SREs back in the Fray as Appeals Court Faults EPA Denials
11/27 1:27 PM
SREs back in the Fray as Appeals Court Faults EPA Denials
CRANBURY, N.J. (DTN) -- Small Refinery Exemptions under the Clean Air Act's
Renewable Fuel Standard are back in the news following an appeals court
decision on Nov. 22 striking down the U.S. Environmental Protection Agency's
decisions in April and June 2022 rejecting 100 requests from oil refineries
seeking the exemption.
Six small refineries challenged the EPA's denials, with the U.S. Court of
Appeals for the Fifth Circuit ruling in their favor. The refineries included
Calumet Shreveport Refining, L.L.C., Placid Refining Company, L.L.C., Ergon
Refining, Inc., Wynnewood Refining Company, L.L.C., The San Antonio Refinery,
L.L.C., and Ergon-West Virginia, Inc.
"The EPA denied petitioners' years-old petitions using a novel CAA
interpretation and economic theory that the agency published in December 2021.

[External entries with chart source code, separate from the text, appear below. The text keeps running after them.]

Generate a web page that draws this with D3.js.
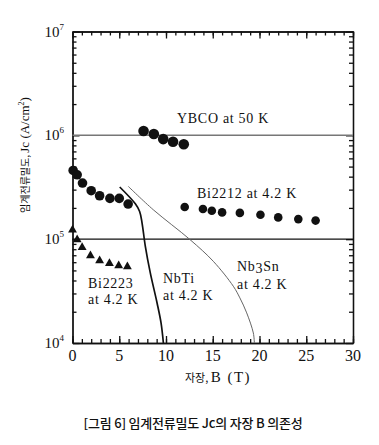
<!doctype html>
<html>
<head>
<meta charset="utf-8">
<style>
  body { margin: 0; background: #fff; }
  svg text { fill: #111; }
  .axis path, .axis line { stroke: #111; stroke-width: 1.3; }
</style>
<script src="https://d3js.org/d3.v7.min.js"></script>
</head>
<body>
<svg id="chart" width="379" height="445"></svg>
<script>
// data (B in tesla, Jc in A/cm2)
var ybcoB  = [7.6, 8.7, 9.7, 10.75, 11.9];
var ybcoJc = [1.10e6, 1.03e6, 9.2e5, 8.66e5, 8.2e5];

var bi2212B  = [0.07, 0.5, 1.07, 2.0, 2.9, 4.0, 5.0, 5.95, 12.0, 13.95, 14.9, 16.0, 17.9, 20.1, 22.0, 24.15, 26.0];
var bi2212Jc = [4.59e5, 4.17e5, 3.47e5, 2.93e5, 2.62e5, 2.47e5, 2.47e5, 2.18e5, 2.04e5, 1.95e5, 1.88e5, 1.81e5, 1.79e5, 1.72e5, 1.62e5, 1.56e5, 1.51e5];

var bi2223B  = [0, 0.5, 1.03, 1.92, 2.9, 3.95, 4.94, 5.87];
var bi2223Jc = [1.23e5, 9.9e4, 8.34e4, 6.94e4, 6.21e4, 5.85e4, 5.56e4, 5.44e4];

var nbtiB  = [5.05, 6.72, 7.18, 7.44, 7.79, 8.32, 9.04, 9.47, 9.72];
var nbtiJc = [3.18e5, 2.19e5, 1.85e5, 1.43e5, 8.53e4, 4.73e4, 2.44e4, 1.56e4, 1.0e4];

var nb3snB  = [5.97, 8.64, 12.57, 15.06, 17.2, 17.9, 18.63, 19.34, 19.45];
var nb3snJc = [3.22e5, 1.92e5, 9.9e4, 6.12e4, 3.52e4, 2.72e4, 1.95e4, 1.25e4, 1.0e4];

var refLines = [1e6, 1e5];
var xMajor = [0, 5, 10, 15, 20, 25, 30];
var yMajor = [1e4, 1e5, 1e6, 1e7];
var yExp = [4, 5, 6, 7];

(function() {
var SERIF = "'Liberation Serif', 'Times New Roman', 'DejaVu Serif', serif";
var KR = "'Noto Sans CJK KR', sans-serif";

var svg = d3.select("#chart");
var mLeft = 72.5, mRight = 353, mTop = 31.5, mBottom = 343;

var x = d3.scaleLinear().domain([0, 30]).range([mLeft, mRight]);
var y = d3.scaleLog().domain([1e4, 1e7]).range([mBottom, mTop]);

// minor y ticks 2..9 per decade
var yMinor = [];
[1e4, 1e5, 1e6].forEach(function(d) {
    for (var k = 2; k <= 9; k++) yMinor.push(d * k);
});
var xMinor = d3.range(0, 31);

function addAxis(axis, tx, ty) {
    svg.append("g").attr("class", "axis")
       .attr("transform", "translate(" + tx + "," + ty + ")")
       .call(axis)
       .selectAll("text").remove();
}

// bottom & top
addAxis(d3.axisBottom(x).tickValues(xMinor).tickSize(-4).tickSizeOuter(0), 0, mBottom);
addAxis(d3.axisBottom(x).tickValues(xMajor).tickSize(-7).tickSizeOuter(0), 0, mBottom);
addAxis(d3.axisTop(x).tickValues(xMinor).tickSize(-4).tickSizeOuter(0), 0, mTop);
addAxis(d3.axisTop(x).tickValues(xMajor).tickSize(-7).tickSizeOuter(0), 0, mTop);
// left & right
addAxis(d3.axisLeft(y).tickValues(yMinor).tickSize(-4).tickSizeOuter(0), mLeft, 0);
addAxis(d3.axisLeft(y).tickValues(yMajor).tickSize(-7).tickSizeOuter(0), mLeft, 0);
addAxis(d3.axisRight(y).tickValues(yMinor).tickSize(-4).tickSizeOuter(0), mRight, 0);
addAxis(d3.axisRight(y).tickValues(yMajor).tickSize(-7).tickSizeOuter(0), mRight, 0);

// x tick labels
svg.selectAll(".xlab").data(xMajor).enter().append("text")
   .attr("font-family", SERIF)
   .attr("x", function(d) { return x(d); })
   .attr("y", 361)
   .attr("text-anchor", "middle")
   .attr("font-size", "16px")
   .text(function(d) { return d; });

// y tick labels 10^n
yMajor.forEach(function(d, i) {
    var t = svg.append("text").attr("font-family", SERIF)
       .attr("x", 64).attr("y", y(d) + 5)
       .attr("text-anchor", "end").attr("font-size", "15px");
    t.append("tspan").text("10");
    t.append("tspan").attr("dy", -7).attr("font-size", "9px").text(yExp[i]);
});

// reference lines
svg.append("line")
   .attr("x1", x(0)).attr("x2", x(30))
   .attr("y1", y(refLines[0])).attr("y2", y(refLines[0]))
   .attr("stroke", "#777").attr("stroke-width", 1.5);
svg.append("line")
   .attr("x1", x(0)).attr("x2", x(30))
   .attr("y1", y(refLines[1])).attr("y2", y(refLines[1]))
   .attr("stroke", "#111").attr("stroke-width", 1.4);

// curves
var line = d3.line()
    .x(function(d) { return x(d[0]); })
    .y(function(d) { return y(d[1]); })
    .curve(d3.curveCatmullRom);

svg.append("path")
   .datum(d3.zip(nb3snB, nb3snJc))
   .attr("d", line)
   .attr("fill", "none").attr("stroke", "#666").attr("stroke-width", 1);

svg.append("path")
   .datum(d3.zip(nbtiB, nbtiJc))
   .attr("d", line)
   .attr("fill", "none").attr("stroke", "#111").attr("stroke-width", 1.7);

// markers
svg.selectAll(".ybco").data(d3.zip(ybcoB, ybcoJc)).enter().append("circle")
   .attr("cx", function(d) { return x(d[0]); })
   .attr("cy", function(d) { return y(d[1]); })
   .attr("r", 5.3).attr("fill", "#111");

svg.selectAll(".bi2212").data(d3.zip(bi2212B, bi2212Jc)).enter().append("circle")
   .attr("cx", function(d) { return x(d[0]); })
   .attr("cy", function(d) { return y(d[1]); })
   .attr("r", function(d) { return d[0] > 10 ? 4.3 : 4.8; })
   .attr("fill", "#111");

svg.selectAll(".bi2223").data(d3.zip(bi2223B, bi2223Jc)).enter().append("path")
   .attr("transform", function(d) { return "translate(" + x(d[0]) + "," + y(d[1]) + ")"; })
   .attr("d", d3.symbol().type(d3.symbolTriangle).size(34))
   .attr("fill", "#111");

// annotations
function label(txt, tx, ty) {
    svg.append("text").attr("font-family", SERIF)
       .attr("x", tx).attr("y", ty).attr("font-size", "14px")
       .attr("letter-spacing", "0.7px")
       .text(txt);
}
label("YBCO at 50 K", 177, 123);
label("Bi2212 at 4.2 K", 197, 198);
label("Bi2223", 88, 288);
label("at 4.2 K", 88, 304);
label("NbTi", 163, 283);
label("at 4.2 K", 163, 300);
var nb = svg.append("text").attr("font-family", SERIF)
   .attr("x", 237).attr("y", 271).attr("font-size", "14px")
   .attr("letter-spacing", "0.7px");
nb.append("tspan").text("Nb");
nb.append("tspan").attr("dy", 2).text("3");
nb.append("tspan").attr("dy", -2).text("Sn");
label("at 4.2 K", 237, 289);

// axis titles
var yt = svg.append("text")
   .attr("transform", "translate(29,155) rotate(-90)")
   .attr("text-anchor", "middle");
yt.append("tspan").attr("font-family", KR).attr("font-size", "10px").text("임계전류밀도, ");
yt.append("tspan").attr("font-family", SERIF).attr("font-size", "13px").text("Jc  (A/cm");
yt.append("tspan").attr("font-family", SERIF).attr("font-size", "8px").attr("dy", -5).text("2");
yt.append("tspan").attr("font-family", SERIF).attr("font-size", "13px").attr("dy", 5).text(")");

var xt = svg.append("text").attr("x", 218).attr("y", 382).attr("text-anchor", "middle");
xt.append("tspan").attr("font-family", KR).attr("font-size", "11px").text("자장, ");
xt.append("tspan").attr("font-family", SERIF).attr("font-size", "15px")
  .attr("letter-spacing", "1.5px").text("B  (T)");

svg.append("text").attr("font-family", KR)
   .attr("x", 193).attr("y", 428)
   .attr("text-anchor", "middle")
   .attr("font-size", "13px")
   .attr("font-weight", 500)
   .attr("letter-spacing", "-0.2px")
   .text("[그림 6] 임계전류밀도 Jc의 자장 B 의존성");
})();
</script>
</body>
</html>
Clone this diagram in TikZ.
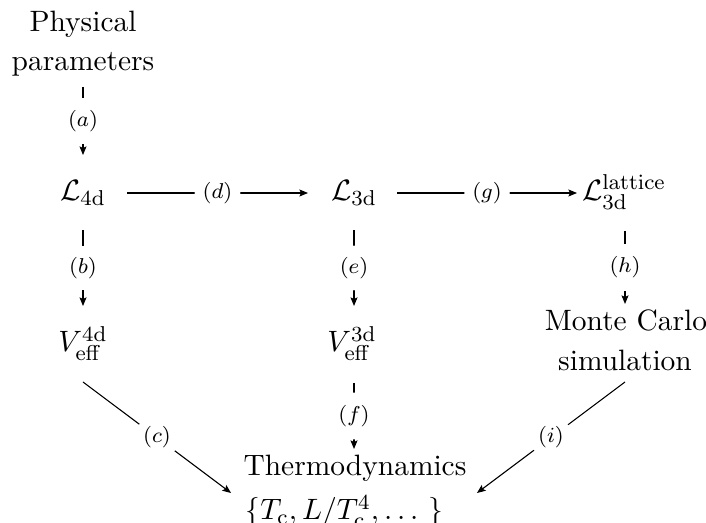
\documentclass[tikz,border=0pt]{standalone}
\usetikzlibrary{arrows.meta,calc}
\begin{document}
\begin{tikzpicture}[x=0.3717pt,y=-0.3717pt,
  font=\fontsize{10.95}{14.5}\selectfont,
  obj/.style={inner sep=0pt, anchor=base},
  arr/.style={line width=0.4pt, -{Stealth[length=3.2pt,width=2.6pt,inset=0.6pt]}},
  lab/.style={circle, fill=white, inner sep=1.2pt, font=\fontsize{8}{9.5}\selectfont}]
\useasboundingbox (0,0) rectangle (706,523);
% objects
\node[obj] (pp1) at (83,32) {Physical};
\node[obj] (pp2) at (83,71) {parameters};
\node[obj] (L4d) at (83,200.5) {$\mathcal{L}_{\rm 4d}$};
\node[obj] (L3d) at (354,200.5) {$\mathcal{L}_{\rm 3d}$};
\node[obj] (Llat) at (624,200.5) {$\mathcal{L}_{\rm 3d}^{\rm lattice}$};
\node[obj] (V4d) at (83,352) {$V_{\rm eff}^{\rm 4d}$};
\node[obj] (V3d) at (352,352) {$V_{\rm eff}^{\rm 3d}$};
\node[obj] (MC1) at (626,331) {Monte Carlo};
\node[obj] (MC2) at (625,371) {simulation};
\node[obj] (TD1) at (355,476) {Thermodynamics};
\node[obj, anchor=base west] (TD2) at (245,520) {$\{T_{\rm c}, L/T_{\rm c}^4, \dots\ \}$};
% connectors
\draw[arr] ($(pp2.base)+(0,16)$) -- node[lab]{$(a)$} ($(L4d.base)+(0,-45.5)$);
\draw[arr] ($(L4d.base)+(0,29.5)$) -- node[lab]{$(b)$} ($(V4d.base)+(0,-46)$);
\draw[arr] ($(V4d.base)+(0,30)$) -- node[lab]{$(c)$} ($(TD1.base west)+(-12,17)$);
\draw[arr] ($(L4d.base)+(44,-7.5)$) -- node[lab]{$(d)$} ($(L3d.base)+(-46,-7.5)$);
\draw[arr] ($(L3d.base)+(0,29.5)$) -- node[lab]{$(e)$} ($(V3d.base)+(2,-46)$);
\draw[arr] ($(V3d.base)+(2,31)$) -- node[lab]{$(f)$} ($(TD1.base)+(-1,-27)$);
\draw[arr] ($(L3d.base)+(43,-7.5)$) -- node[lab]{$(g)$} ($(Llat.base)+(-47,-7.5)$);
\draw[arr] ($(Llat.base)+(1,30.5)$) -- node[lab]{$(h)$} ($(MC1.base)+(-1,-27)$);
\draw[arr] ($(MC2.base)+(0,11)$) -- node[lab]{$(i)$} ($(TD1.base east)+(10,17)$);
\end{tikzpicture}
\end{document}
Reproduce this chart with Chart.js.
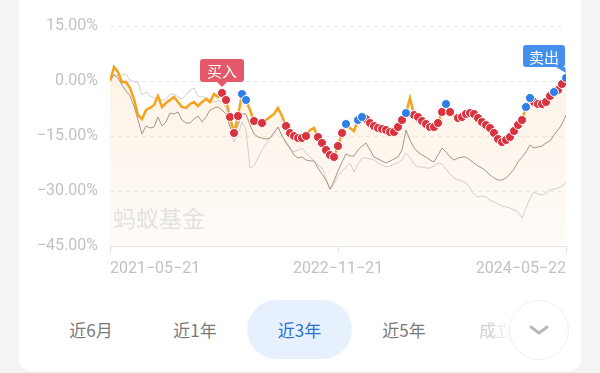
<!DOCTYPE html>
<html>
<head>
    <meta charset="utf-8">
    <title>收益走势</title>
    <script src="https://cdn.jsdelivr.net/npm/chart.js"></script>
    <style>
        body {
            margin: 0;
            width: 600px;
            height: 373px;
            overflow: hidden;
            background: #f4f4f5;
            font-family: Roboto, 'Noto Sans CJK SC', sans-serif;
            position: relative;
        }

        .card {
            position: absolute;
            left: 19px;
            top: 0;
            width: 562px;
            height: 371px;
            background: #fff;
            border-radius: 0 0 12px 12px;
        }

        #trendChart {
            position: absolute;
            left: 0;
            top: 0;
        }

        .range {
            position: absolute;
            top: 300px;
            height: 59px;
            line-height: 59px;
            font-size: 17px;
            color: #7a7a7a;
            text-align: center;
            font-family: 'Noto Sans CJK SC', sans-serif;
        }

        .range.active {
            background: #e7f1fe;
            color: #2d6fd2;
            border-radius: 30px;
        }

        .range.faded {
            color: #d2d2d2;
            text-align: left;
        }

        .fade {
            position: absolute;
            left: 493px;
            top: 305px;
            width: 18px;
            height: 50px;
            background: linear-gradient(to right, rgba(255,255,255,0), #fff);
        }

        .more {
            position: absolute;
            left: 509px;
            top: 300px;
            width: 58px;
            height: 58px;
            border-radius: 50%;
            background: #fff;
            border: 1px solid #efefef;
            display: flex;
            align-items: center;
            justify-content: center;
        }
    </style>
</head>
<body>
    <div class="card"></div>
    <canvas id="trendChart" width="600" height="290"></canvas>

    <div class="range" style="left:56px;width:70px;">近6月</div>
    <div class="range" style="left:160px;width:70px;">近1年</div>
    <div class="range active" style="left:247px;width:105px;">近3年</div>
    <div class="range" style="left:369px;width:70px;">近5年</div>
    <div class="range faded" style="left:479px;width:40px;">成立</div>
    <div class="fade"></div>
    <div class="more">
        <svg width="20" height="10" viewBox="0 0 20 10">
            <polyline points="2,2 10,8 18,2" fill="none" stroke="#b8b8b8" stroke-width="3" stroke-linecap="round" stroke-linejoin="round"/>
        </svg>
    </div>

    <script>
        // 本基金收益率 (%)
        const fundReturn = [
            0, 3.82, 2.45, -0.27, -0.27, -1.91, -4.91, -9.27, -10.36, -7.91,
            -7.36, -6.55, -4.09, -7.09, -6.0, -5.18, -4.36, -5.73, -7.09, -7.36,
            -6.27, -5.73, -6.82, -5.73, -4.91, -5.73, -3.55, -4.36, -3.27, -5.18,
            -9.82, -14.18, -9.55, -3.55, -5.18, -7.91, -10.91, -11.73, -11.45, -10.64,
            -9.82, -9.0, -7.36, -9.55, -12.27, -14.18, -15.0, -15.55, -15.55, -15.0,
            -13.36, -12.82, -15.27, -16.91, -18.82, -20.18, -20.73, -17.73, -14.18, -11.73,
            -12.82, -13.64, -10.64, -9.82, -10.36, -11.45, -12.27, -12.82, -13.09, -13.36,
            -13.91, -13.91, -12.55, -10.64, -8.73, -4.64, -9.27, -9.82, -10.91, -11.73,
            -12.55, -12.55, -11.45, -8.45, -6.27, -8.45, -9.55, -10.09, -9.82, -9.0,
            -8.73, -9.0, -10.09, -11.18, -12.0, -12.82, -14.18, -15.82, -16.64, -16.09,
            -15.27, -13.64, -12.0, -10.64, -7.09, -4.64, -5.73, -6.27, -6.27, -5.73,
            -4.09, -3.0, -2.45, -0.82, 0.82
        ];

        // 同类平均 (%)
        const peerReturn = [
            0, 1.64, 0.82, -1.09, -2.73, -4.09, -6.82, -10.64, -14.45, -12.27,
            -12.82, -12.55, -9.82, -12.27, -11.18, -8.73, -9.0, -8.45, -10.64, -11.45,
            -11.45, -10.36, -9.55, -11.18, -9.82, -7.91, -7.36, -7.09, -7.91, -9.0,
            -12.55, -14.18, -12.0, -9.0, -9.0, -12.0, -14.45, -15.27, -15.55, -15.82,
            -15.55, -14.18, -12.55, -15.0, -16.64, -18.27, -20.18, -21.0, -20.73, -21.55,
            -21.82, -21.82, -23.73, -25.36, -27.0, -29.45, -27.27, -24.55, -22.09, -19.91,
            -20.45, -20.45, -18.82, -17.73, -16.91, -18.82, -20.73, -21.27, -21.82, -22.36,
            -21.82, -21.27, -20.73, -18.82, -13.36, -16.09, -18.27, -19.36, -20.18, -20.73,
            -21.55, -22.09, -20.18, -18.27, -19.36, -20.73, -21.55, -21.0, -20.73, -20.73,
            -21.55, -22.36, -23.18, -23.73, -24.55, -25.64, -26.45, -27.0, -27.0, -26.45,
            -25.36, -24.0, -22.09, -20.73, -19.36, -17.45, -18.27, -18.0, -17.73, -16.91,
            -16.36, -14.73, -13.36, -11.73, -9.27
        ];

        // 沪深300 (%)
        const indexReturn = [
            0, 1.91, 1.36, 1.64, 1.91, 0.27, -0.27, -0.27, -3.82, -3.0,
            -4.09, -4.64, -4.64, -5.18, -5.18, -3.55, -3.55, -4.36, -4.91, -3.82,
            -2.45, -1.91, -4.09, -4.36, -4.36, -5.18, -5.73, -5.45, -5.45, -7.36,
            -12.0, -16.64, -14.45, -11.18, -13.36, -23.73, -23.18, -21.0, -18.82, -17.18,
            -15.55, -13.91, -12.82, -14.73, -17.18, -18.55, -19.36, -18.82, -18.27, -19.64,
            -20.73, -21.82, -22.91, -23.73, -26.45, -29.73, -28.09, -25.91, -24.55, -23.45,
            -22.36, -24.82, -22.64, -21.0, -21.0, -21.27, -21.55, -22.36, -22.91, -23.45,
            -23.18, -22.64, -22.36, -21.55, -19.64, -21.0, -22.64, -23.45, -23.45, -23.73,
            -23.73, -23.18, -22.36, -22.64, -24.0, -25.36, -26.45, -27.0, -27.27, -27.82,
            -29.18, -30.82, -31.64, -31.36, -31.64, -32.45, -33.0, -33.55, -34.09, -34.36,
            -34.64, -35.18, -35.73, -37.36, -34.64, -31.91, -30.27, -30.82, -31.09, -30.55,
            -29.73, -29.45, -29.18, -28.64, -27.82
        ];

        // 买入 / 卖出 点所在的位置 (index into fundReturn)
        const buyIdx = [28, 29, 30, 31, 32, 36, 38, 44, 45, 46, 47, 48, 49, 52, 53, 54, 55, 56, 57, 58,
            64, 65, 66, 67, 68, 69, 70, 71, 72, 73, 76, 77, 78, 79, 80, 81, 82, 83, 85,
            87, 88, 89, 90, 91, 92, 93, 94, 95, 96, 97, 98, 99, 100, 101, 102, 103,
            106, 107, 108, 109, 110, 112, 113];
        const sellIdx = [33, 34, 59, 62, 63, 74, 84, 104, 105, 111, 114];

        const tickLabels = ['2021-05-21', '2022-11-21', '2024-05-22'];
        const tickIdx = [0, 57, 114];
        const yTicks = [15, 0, -15, -30, -45];

        const toPoints = arr => arr.map((v, i) => ({ x: i, y: v }));
        const pick = idx => idx.map(i => ({ x: i, y: fundReturn[i] }));

        const watermark = {
            id: 'watermark',
            beforeDatasetsDraw(chart) {
                const { ctx, chartArea } = chart;
                ctx.save();
                ctx.font = '23px "Noto Sans CJK SC"';
                ctx.fillStyle = '#e2e2e2';
                ctx.textBaseline = 'middle';
                ctx.fillText('蚂蚁基金', chartArea.left + 3, chartArea.bottom - 28);
                ctx.restore();
            }
        };

        function tag(ctx, text, color, left, top, w, h, tip) {
            ctx.fillStyle = color;
            ctx.beginPath();
            ctx.roundRect(left, top, w, h, 3);
            ctx.fill();
            ctx.beginPath();
            ctx.moveTo(tip[0][0], tip[0][1]);
            ctx.lineTo(tip[1][0], tip[1][1]);
            ctx.lineTo(tip[2][0], tip[2][1]);
            ctx.closePath();
            ctx.fill();
            ctx.fillStyle = '#fff';
            ctx.font = '15px "Noto Sans CJK SC"';
            ctx.textAlign = 'center';
            ctx.textBaseline = 'middle';
            ctx.fillText(text, left + w / 2, top + h / 2 + 1);
        }

        const tradeTags = {
            id: 'tradeTags',
            afterDatasetsDraw(chart) {
                const { ctx, scales } = chart;
                ctx.save();
                // 买入 at the first buy point
                let bx = scales.x.getPixelForValue(buyIdx[0]);
                let by = scales.y.getPixelForValue(fundReturn[buyIdx[0]]);
                let bottom = by - 11;
                tag(ctx, '买入', '#e4596a', bx - 22, bottom - 23, 44, 23,
                    [[bx - 5, bottom], [bx + 5, bottom], [bx, bottom + 5]]);
                // 卖出 at the last sell point
                const last = sellIdx[sellIdx.length - 1];
                let sx = scales.x.getPixelForValue(last);
                let sy = scales.y.getPixelForValue(fundReturn[last]);
                bottom = sy - 11;
                const right = sx - 1;
                tag(ctx, '卖出', '#4590ec', right - 42, bottom - 22, 42, 22,
                    [[right - 9, bottom], [right, bottom], [right + 1, bottom + 6]]);
                ctx.restore();
            }
        };

        const ctx = document.getElementById('trendChart').getContext('2d');
        new Chart(ctx, {
            type: 'line',
            data: {
                datasets: [
                    {
                        label: '卖出',
                        data: pick(sellIdx),
                        showLine: false,
                        pointRadius: 4.5,
                        pointBackgroundColor: '#2f7fe6',
                        pointBorderColor: '#fff',
                        pointBorderWidth: 1,
                        order: 0
                    },
                    {
                        label: '买入',
                        data: pick(buyIdx),
                        showLine: false,
                        pointRadius: 4.5,
                        pointBackgroundColor: '#d9333f',
                        pointBorderColor: '#fff',
                        pointBorderWidth: 1,
                        order: 1
                    },
                    {
                        label: '本基金',
                        data: toPoints(fundReturn),
                        borderColor: '#f5a21c',
                        borderWidth: 2.5,
                        pointRadius: 0,
                        tension: 0,
                        fill: 'start',
                        backgroundColor: c => {
                            const area = c.chart.chartArea;
                            if (!area) return 'rgba(253,240,225,0.5)';
                            const g = c.chart.ctx.createLinearGradient(0, area.top, 0, area.bottom);
                            g.addColorStop(0, 'rgba(251,226,196,0.55)');
                            g.addColorStop(1, 'rgba(253,238,222,0.25)');
                            return g;
                        },
                        order: 2
                    },
                    {
                        label: '同类平均',
                        data: toPoints(peerReturn),
                        borderColor: '#a8957f',
                        borderWidth: 1,
                        pointRadius: 0,
                        tension: 0,
                        order: 3
                    },
                    {
                        label: '沪深300',
                        data: toPoints(indexReturn),
                        borderColor: '#cfcfcf',
                        borderWidth: 1,
                        pointRadius: 0,
                        tension: 0,
                        order: 4
                    }
                ]
            },
            options: {
                responsive: false,
                animation: false,
                layout: {
                    padding: { left: 0, right: 34, top: 26, bottom: 0 }
                },
                plugins: {
                    legend: { display: false },
                    tooltip: { enabled: false },
                    filler: { drawTime: 'beforeDatasetsDraw' }
                },
                scales: {
                    x: {
                        type: 'linear',
                        min: 0,
                        max: fundReturn.length - 1,
                        afterFit: axis => { axis.height = 44; },
                        afterBuildTicks: axis => {
                            axis.ticks = tickIdx.map(v => ({ value: v }));
                        },
                        grid: {
                            drawOnChartArea: false,
                            drawTicks: true,
                            tickLength: 7,
                            color: '#e3e3e3'
                        },
                        border: { display: true, color: '#e6e6e6' },
                        ticks: {
                            align: 'inner',
                            maxRotation: 0,
                            autoSkip: false,
                            padding: 6,
                            color: '#c2c2c2',
                            font: { size: 16, family: 'Roboto' },
                            callback: (v, i) => tickLabels[i].replace(/-/g, '\u2212')
                        }
                    },
                    y: {
                        min: -45,
                        max: 15,
                        afterFit: axis => { axis.width = 110; },
                        afterBuildTicks: axis => {
                            axis.ticks = yTicks.map(v => ({ value: v }));
                        },
                        grid: {
                            drawTicks: false,
                            color: '#e6e6e6',
                            lineWidth: 1
                        },
                        border: { display: false, dash: [4, 4] },
                        ticks: {
                            padding: 12,
                            color: '#c2c2c2',
                            font: { size: 16, family: 'Roboto' },
                            callback: v => v.toFixed(2).replace('-', '\u2212') + '%'
                        }
                    }
                }
            },
            plugins: [watermark, tradeTags]
        });
    </script>
</body>
</html>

We conclude that the denial was (1) impermissibly retroactive; (2) contrary to
law; and (3) counter to record evidence. We grant the petitions for review,
vacate the challenged adjudications, deny a change of venue, and remand."
In its ruling, the court notes three exemptions Congress granted small
refineries, which are defined as having a crude throughput of no more than
75,000 bpd, because adhering to the RFS "might impose disproportionate economic
hardship" on them. Congress did not define disproportionate economic hardship,
while EPA in issuing the SRE denials said the economic harm can only be caused
by the cost of compliance credits known as Renewable Identification Numbers,
which can be secured by blending an approved renewable fuel with
petroleum-based fuel or purchasing the RIN in the market.
The first was a blanket exemption for all small refineries from complying
with the RFS until 2011.
The second exemption is initiated by the U.S. Energy Secretary. If after a
statutorily mandated study conducted by the Department of Energy the Energy
Secretary finds that meeting RFS obligations subject the small refinery to a
"disproportionate economic hardship," then EPA as administrator of the RFS
shall exempt the refinery from RFS obligations for "a period of not less than 2
additional years."
The third exemption allows a small refinery to petition for an exemption
"for the reason of disproportionate economic hardship." The court ruling said
in evaluating the exemption the EPA, in consultation with the Secretary of
Energy, "shall consider findings of the study...and other economic factors."
The court also notes EPA "shall act on any petition...not later than 90 days
after the date of receipt."
In its ruling, the court said the case filed by the six small refineries
"involves the last of the three small refinery exceptions enumerated in the
CAA."
On April 7, 2022, EPA rejected 36 petitions for SREs for the 2018 compliance
year "using its revised interpretation of the subparagraph (B) exemption
provision and RIN-passthrough economic theory."
The court notes 31 of the 36 petitions were granted by EPA in 2019.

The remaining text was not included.